Strong campaign inputs typically include:
- High-quality creative assets
- Clear conversion tracking
- Well-structured landing pages
- Consistent messaging across channels
Building and leveraging first-party data is also critical. Customer lists, email databases, and CRM integrations provide signals that help campaigns perform more effectively in a privacy-first environment.
Performance Max should be approached strategically, especially when working with a structured Google Ads campaign management strategy that aligns creative, data, and conversion goals. While it simplifies campaign structure, it still requires ongoing refinement of assets, messaging, and goals.
Finally, resist the urge to overreact to short-term data. Automation needs time to learn. The most effective optimizations come from identifying patterns over meaningful timeframes, not reacting to daily fluctuations.
The Future of Google Ads
The direction of Google Ads is clear. Automation will continue to expand, campaign types will become more consolidated, and AI will play an even greater role in decision-making.
We can also expect deeper integration with platforms like Google Analytics 4, allowing for more unified data and better attribution modelling. At the same time, privacy-first advertising will remain a priority, shaping how targeting and measurement evolve.
The role of the advertiser will continue shifting toward strategy, data quality, and creative direction.
Final Thoughts
Google Ads in 2026 is no longer a platform you manage line by line, it’s a system you guide.
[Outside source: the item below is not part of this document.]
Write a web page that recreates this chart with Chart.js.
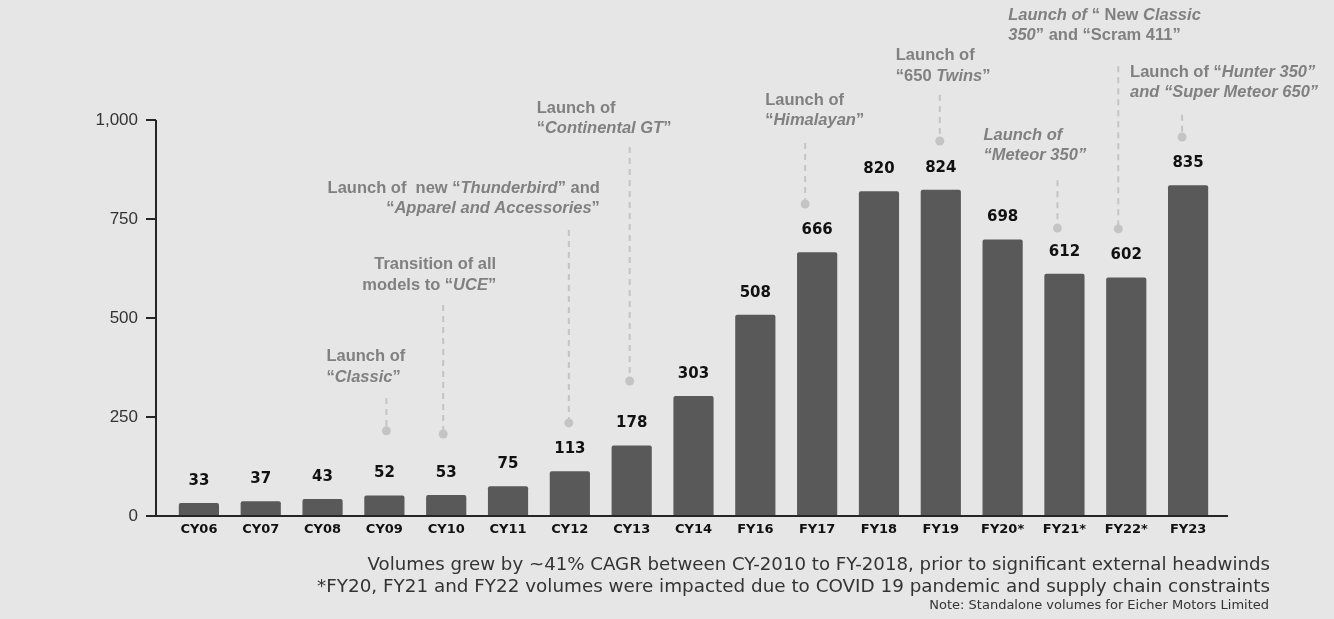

Businesses that succeed are not the ones making the most adjustments. They’re the ones building better inputs, structuring campaigns intelligently, and understanding how the system works.
At Search Navigators, we approach Google Ads with that mindset. It’s not about chasing quick wins, it’s about building campaigns that perform consistently as the platform evolves.
That said, while Google Ads can deliver immediate visibility, it’s important to recognize that the moment campaigns are paused, that visibility disappears. Paid traffic is powerful, but it’s temporary.
The most effective strategies pair Google Ads with a strong SEO campaign, allowing businesses to build long-term, organic visibility alongside short-term performance. This creates a more sustainable approach, one that drives both immediate results and lasting growth.
If your Google Ads strategy hasn’t adapted to these changes, it’s not just underperforming, it’s operating on an outdated model.